Deutlich übers Ziel hinaus schießen die Verbraucherschützer allerdings, wenn sie das Verbot des gesamten Marktes fordern. Marktteilnehmer, die gesetzliche Vorschriften lax auslegen, gibt es auch in anderen Branchen, trotzdem käme niemand auf die Idee beispielsweise Wohnungen, Lebensmittel oder Strom zu verbieten. Tatsächlich ist es doch wieder einmal so, dass der Versuch eine zusätzliche Sicherheit für den Konsumenten zu schaffen, nur unzureichend funktioniert und unerwünschte Nebenwirkungen hat. Dazu ein weiteres Beispiel: Heute beklagen Verbraucherschützer, dass Geschlossene Fonds laut dem Analysehaus Feri zunehmend über Direktvertriebe und immer weniger über Kreditinstitute vermittelt werden. Das jedoch liegt auch an der Registrierungspflicht für Bankberater, die folglich in die weniger streng regulierten Vertriebe wechselten. Grundsätzlich muss es zu denken geben, wenn Anleger in Finanzdienstleistern potenzielle Betrüger und Produzenten in Kunden vor allem (juristische) Gegner sehen.

Leider begreifen viele Fondsinitiatoren nicht, dass sie die Kurzinformationen als Instrument der Investorengewinnung nutzen sollten. Wer Chancen und Risiken klar benennt, gewinnt die Anleger, zu denen das Produkt auch wirklich passt und die dessen Risiken zu tragen in der Lage und willens sind. Das spart hinterher Imageschäden und juristische Auseinandersetzungen. Dass der VGF einen Muster-Beipackzettel zur Verfügung stellt, ist eine gute Sache, solange dieser richtig angewendet, das heißt an das jeweilige Anlageprodukt angepasst wird. Bei einem Einkaufszentrum müssen andere Aspekte berücksichtigt und dargestellt werden als bei einer Windkraft- oder Solaranlage, einem Flugzeug oder einem Film. Das Standardformular kann immer nur eine Orientierung geben. Grundsätzlich muss dem Anteilszeichner eines Geschlossenen Fonds bewusst gemacht werden, dass es sich dabei um eine unternehmerische Beteiligung handelt, die mit einem entsprechendem Investitionsrisiko behaftet ist und aus der man nur unter Inkaufnahme beträchtlicher Kosten aussteigen kann.

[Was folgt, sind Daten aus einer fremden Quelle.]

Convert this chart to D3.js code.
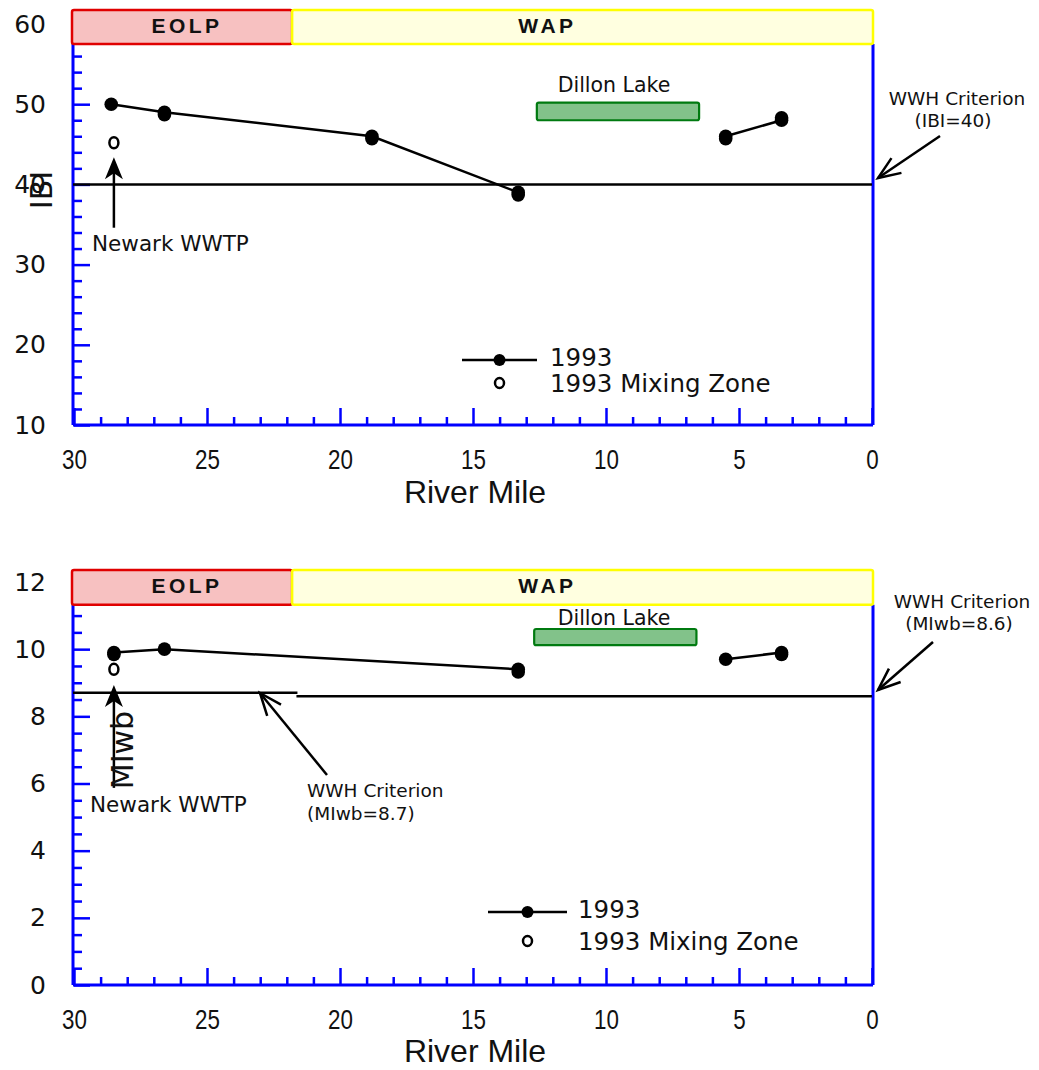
<!DOCTYPE html>
<html><head><meta charset="utf-8">
<script src="https://cdn.jsdelivr.net/npm/d3@7"></script>
<style>body{margin:0;background:#fff} svg{display:block}</style>
</head><body>
<svg id="c" width="1039" height="1070"></svg>
<script>
// ---------- DATA ----------
const xMajorTicks = [30, 25, 20, 15, 10, 5, 0];
const bandNames = ["EOLP", "WAP"];
const bandStart = [30, 21.8];
const bandEnd = [21.8, 0];
const bandLabelRm = [25.75, 12.2];
const dillonStartTop = 12.6, dillonEndTop = 6.5;
const dillonStartBot = 12.7, dillonEndBot = 6.6;

const ibiRm = [28.6, 26.6, 18.8, 13.3, 5.5, 3.4];
const ibiVal = [50, 49, 46, 39, 46, 48];
const ibiSeg = [0, 0, 0, 0, 1, 1];
const ibiRepRm = [26.6, 18.8, 13.3, 5.5, 3.4];
const ibiRepVal = [48.7, 45.7, 38.7, 45.7, 48.3];
const ibiMixRm = [28.5];
const ibiMixVal = [45.2];
const ibiYTicks = [10, 20, 30, 40, 50, 60];
const ibiCritFrom = [30], ibiCritTo = [0], ibiCritVal = [40];

const miwbRm = [28.5, 26.6, 13.3, 5.5, 3.4];
const miwbVal = [9.9, 10.0, 9.4, 9.7, 9.9];
const miwbSeg = [0, 0, 0, 1, 1];
const miwbRepRm = [28.5, 13.3, 3.4];
const miwbRepVal = [9.84, 9.32, 9.84];
const miwbMixRm = [28.5];
const miwbMixVal = [9.4];
const miwbYTicks = [0, 2, 4, 6, 8, 10, 12];
const miwbCritFrom = [30, 21.6], miwbCritTo = [21.6, 0], miwbCritVal = [8.7, 8.6];

// ---------- SETUP ----------
const svg = d3.select("#c");
const BLUE = "#0000ff";
const x = d3.scaleLinear().domain([30, 0]).range([74, 872]);
const xMinor = d3.range(0, 31, 1).filter(v => v % 5 !== 0);

const panels = [
  {
    y: d3.scaleLinear().domain([10, 60]).range([425, 24]),
    yMin: 10, axisTop: 57.5, bandLo: 57.5, bandHi: 61.75, minorStep: 2,
    yTicks: ibiYTicks, yLabel: "IBI", yLabelPos: [41, 190],
    rm: ibiRm, val: ibiVal, seg: ibiSeg, repRm: ibiRepRm, repVal: ibiRepVal,
    mixRm: ibiMixRm, mixVal: ibiMixVal,
    critFrom: ibiCritFrom, critTo: ibiCritTo, critVal: ibiCritVal,
    dillon: [dillonStartTop, dillonEndTop, 48, 50.2], dillonLabel: [614, 92],
    newark: [28.5, 34.6, 43.4], newarkText: [92, 251],
    legend: {x1: 462, x2: 537, y: 360, y2: 383, tx: 550},
    xLabelY: 503,
    crit: [{tip: [878, 178], tail: [940, 136], lines: ["WWH Criterion", "(IBI=40)"], tx: [957, 953], ty: [105, 127], anchor: "middle"}]
  },
  {
    y: d3.scaleLinear().domain([0, 12]).range([985, 582]),
    yMin: 0, axisTop: 11.32, bandLo: 11.32, bandHi: 12.36, minorStep: 0.5,
    yTicks: miwbYTicks, yLabel: "MIwb", yLabelPos: [122, 750],
    rm: miwbRm, val: miwbVal, seg: miwbSeg, repRm: miwbRepRm, repVal: miwbRepVal,
    mixRm: miwbMixRm, mixVal: miwbMixVal,
    critFrom: miwbCritFrom, critTo: miwbCritTo, critVal: miwbCritVal,
    dillon: [dillonStartBot, dillonEndBot, 10.12, 10.6], dillonLabel: [614, 625],
    newark: [28.5, 5.87, 8.93], newarkText: [90, 812],
    legend: {x1: 488, x2: 567, y: 912, y2: 941, tx: 578},
    xLabelY: 1062,
    crit: [
      {tip: [878, 690], tail: [933, 642], lines: ["WWH Criterion", "(MIwb=8.6)"], tx: [962, 959], ty: [608, 630], anchor: "middle"},
      {tip: [260, 693], tail: [327, 775], lines: ["WWH Criterion", "(MIwb=8.7)"], tx: [307, 307], ty: [797, 820], anchor: "start"}
    ]
  }
];

const FONT = "'DejaVu Sans', sans-serif";

function openArrow(g, tip, tail) {
  const ang = Math.atan2(tail[1] - tip[1], tail[0] - tip[0]);
  const L = 24, a = 0.38;
  g.append("line").attr("x1", tail[0]).attr("y1", tail[1]).attr("x2", tip[0]).attr("y2", tip[1])
    .attr("stroke", "#000").attr("stroke-width", 2.5);
  g.append("path")
    .attr("d", `M${tip[0] + L * Math.cos(ang + a)},${tip[1] + L * Math.sin(ang + a)} L${tip[0]},${tip[1]} L${tip[0] + L * Math.cos(ang - a)},${tip[1] + L * Math.sin(ang - a)}`)
    .attr("fill", "none").attr("stroke", "#000").attr("stroke-width", 2.5);
}

panels.forEach(p => {
  const y = p.y;
  const g = svg.append("g");
  const yBase = y(p.yMin);

  // y axis ticks (inside)
  const yMinor = d3.range(p.yMin, p.axisTop + 1e-9, p.minorStep)
    .filter(v => !p.yTicks.some(t => Math.abs(t - v) < 1e-6));
  g.append("g").attr("transform", `translate(${x(30)},0)`)
    .call(d3.axisLeft(y).tickValues(yMinor).tickSize(-8).tickFormat(""))
    .call(a => { a.select(".domain").remove(); a.selectAll("line").attr("stroke", BLUE).attr("stroke-width", 2.5); });
  g.append("g").attr("transform", `translate(${x(30)},0)`)
    .call(d3.axisLeft(y).tickValues(p.yTicks).tickSize(-16).tickPadding(28).tickFormat(d3.format("d")))
    .call(a => {
      a.select(".domain").remove();
      a.selectAll("line").attr("stroke", BLUE).attr("stroke-width", 2.5);
      a.selectAll("text").attr("font-family", FONT).attr("font-size", 25).attr("fill", "#111");
    });

  // x axis
  g.append("g").attr("transform", `translate(0,${yBase})`)
    .call(d3.axisBottom(x).tickValues(xMinor).tickSize(-8).tickFormat(""))
    .call(a => { a.select(".domain").remove(); a.selectAll("line").attr("stroke", BLUE).attr("stroke-width", 2.5); });
  g.append("g").attr("transform", `translate(0,${yBase})`)
    .call(d3.axisBottom(x).tickValues(xMajorTicks).tickSize(-17).tickPadding(24).tickFormat(d3.format("d")))
    .call(a => {
      a.select(".domain").remove();
      a.selectAll("line").attr("stroke", BLUE).attr("stroke-width", 2.5);
      a.selectAll("text").attr("font-family", "'Liberation Sans',Arial,sans-serif").attr("font-size", 28)
        .attr("transform", "scale(0.8,1)").attr("fill", "#111");
    });

  // frame lines
  g.append("line").attr("x1", x(30) - 1).attr("x2", x(0) + 1).attr("y1", yBase).attr("y2", yBase).attr("stroke", BLUE).attr("stroke-width", 3);
  g.append("line").attr("x1", x(30) - 1).attr("x2", x(30) - 1).attr("y1", y(p.axisTop)).attr("y2", yBase).attr("stroke", BLUE).attr("stroke-width", 3);
  g.append("line").attr("x1", x(0) + 1).attr("x2", x(0) + 1).attr("y1", y(p.axisTop)).attr("y2", yBase).attr("stroke", BLUE).attr("stroke-width", 3);

  // bands
  const bandFill = ["#f7c1c1", "#ffffe0"], bandStroke = ["#e00000", "#ffff00"];
  bandNames.forEach((n, i) => {
    g.append("rect")
      .attr("x", x(bandStart[i]) - (i === 0 ? 2 : 0)).attr("y", y(p.bandHi))
      .attr("width", x(bandEnd[i]) - x(bandStart[i]) + (i === 0 ? 2 : 1)).attr("height", y(p.bandLo) - y(p.bandHi))
      .attr("rx", 2).attr("fill", bandFill[i]).attr("stroke", bandStroke[i]).attr("stroke-width", 2.5);
  });
  bandNames.forEach((n, i) => {
    g.append("text").attr("x", x(bandLabelRm[i])).attr("y", (y(p.bandHi) + y(p.bandLo)) / 2 - 2)
      .attr("text-anchor", "middle").attr("dominant-baseline", "central")
      .attr("font-family", "'Liberation Sans',Arial,sans-serif").attr("font-weight", "bold")
      .attr("font-size", 21).attr("letter-spacing", 3.5).attr("fill", "#111").text(n);
  });

  // criterion lines
  p.critVal.forEach((v, i) => {
    g.append("line").attr("x1", x(p.critFrom[i]) - 1).attr("x2", x(p.critTo[i]))
      .attr("y1", y(v)).attr("y2", y(v)).attr("stroke", "#000").attr("stroke-width", 2.5);
  });

  // Dillon Lake
  const dl = p.dillon;
  g.append("rect").attr("x", x(dl[0])).attr("y", y(dl[3]))
    .attr("width", x(dl[1]) - x(dl[0])).attr("height", y(dl[2]) - y(dl[3]))
    .attr("rx", 2).attr("fill", "#82c28a").attr("stroke", "#007a10").attr("stroke-width", 2.2);
  g.append("text").attr("x", p.dillonLabel[0]).attr("y", p.dillonLabel[1]).attr("text-anchor", "middle")
    .attr("font-family", FONT).attr("font-size", 20.5).attr("fill", "#111").text("Dillon Lake");

  // data line
  const pts = p.rm.map((r, i) => ({r, v: p.val[i], s: p.seg[i]}));
  const line = d3.line().x(d => x(d.r)).y(d => y(d.v));
  d3.groups(pts, d => d.s).forEach(([s, arr]) => {
    g.append("path").attr("d", line(arr)).attr("fill", "none").attr("stroke", "#000").attr("stroke-width", 2.5);
  });
  const reps = p.repRm.map((r, i) => ({r, v: p.repVal[i]}));
  g.selectAll(null).data(reps).join("circle").attr("cx", d => x(d.r)).attr("cy", d => y(d.v)).attr("r", 6.8).attr("fill", "#000");
  g.selectAll(null).data(pts).join("circle").attr("cx", d => x(d.r)).attr("cy", d => y(d.v)).attr("r", 6.8).attr("fill", "#000");
  const mix = p.mixRm.map((r, i) => ({r, v: p.mixVal[i]}));
  g.selectAll(null).data(mix).join("ellipse").attr("cx", d => x(d.r)).attr("cy", d => y(d.v))
    .attr("rx", 4.5).attr("ry", 5.5).attr("fill", "#fff").attr("stroke", "#000").attr("stroke-width", 2.5);

  // Newark arrow (filled head)
  const nx = x(p.newark[0]), ny0 = y(p.newark[1]), ny1 = y(p.newark[2]);
  g.append("line").attr("x1", nx).attr("x2", nx).attr("y1", ny0).attr("y2", ny1 + 10).attr("stroke", "#000").attr("stroke-width", 2.5);
  g.append("path").attr("d", `M${nx},${ny1} L${nx - 9},${ny1 + 22} L${nx},${ny1 + 16} L${nx + 9},${ny1 + 22} Z`).attr("fill", "#000");
  g.append("text").attr("x", p.newarkText[0]).attr("y", p.newarkText[1])
    .attr("font-family", FONT).attr("font-size", 21.5).attr("fill", "#111").text("Newark WWTP");

  // Criterion annotations
  p.crit.forEach(c => {
    openArrow(g, c.tip, c.tail);
    c.lines.forEach((t, i) => {
      g.append("text").attr("x", c.tx[i]).attr("y", c.ty[i]).attr("text-anchor", c.anchor)
        .attr("font-family", FONT).attr("font-size", 18.5).attr("fill", "#111").text(t);
    });
  });

  // y label
  g.append("text").attr("transform", `translate(${p.yLabelPos[0]},${p.yLabelPos[1]}) rotate(-90)`)
    .attr("text-anchor", "middle").attr("dominant-baseline", "central")
    .attr("font-family", FONT).attr("font-size", 30).attr("fill", "#111").text(p.yLabel);

  // x label
  g.append("text").attr("x", 475).attr("y", p.xLabelY).attr("text-anchor", "middle")
    .attr("font-family", "'Liberation Sans',Arial,sans-serif").attr("font-size", 32).attr("fill", "#111").text("River Mile");

  // legend
  const L = p.legend;
  const lg = g.append("g");
  lg.append("line").attr("x1", L.x1).attr("x2", L.x2).attr("y1", L.y).attr("y2", L.y).attr("stroke", "#000").attr("stroke-width", 2.5);
  lg.append("circle").attr("cx", (L.x1 + L.x2) / 2).attr("cy", L.y).attr("r", 6).attr("fill", "#000");
  lg.append("ellipse").attr("cx", (L.x1 + L.x2) / 2).attr("cy", L.y2).attr("rx", 4.5).attr("ry", 5).attr("fill", "#fff").attr("stroke", "#000").attr("stroke-width", 2.5);
  lg.append("text").attr("x", L.tx).attr("y", L.y + 6).attr("font-family", FONT).attr("font-size", 24.5).attr("fill", "#111").text("1993");
  lg.append("text").attr("x", L.tx).attr("y", L.y2 + 9).attr("font-family", FONT).attr("font-size", 24.5).attr("fill", "#111").text("1993 Mixing Zone");
});
</script>
</body></html>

Klar ist aber auch, dass auf drei DIN-A4-Seiten keine komplexe Kapitalanlage erörtert werden kann. Den Verkaufsprospekt vor der Anlageentscheidung gründlich zu lesen, kann und darf der Gesetzgeber dem Investor nicht abnehmen. Vielleicht muss der Anleger schon auf dem VIB wie von den Verbraucherzentralen gefordert mit einem "Warnhinweis" ins Bewusstsein gerufen werden, dass der Kapitaleinsatz ganz oder teilweise verloren werden kann. Allerdings dürfte das genauso wirksam sein wie die Todeswarnungen auf Zigarettenschachteln. Und mal ehrlich: Wer entfaltet die auf kleinsten Raum in die Medikamentenpackungen gepressten Beipack-"Plakate" und nimmt sich angesichts dringend zu kurierender Leibbeschwerden die Zeit zu eingehender Lektüre? Und vor Medikamentenmissbrauch schützen auch keine Packungsbeilagen. Warum also sollte bei Finanzanlagen mehr erwartet werden?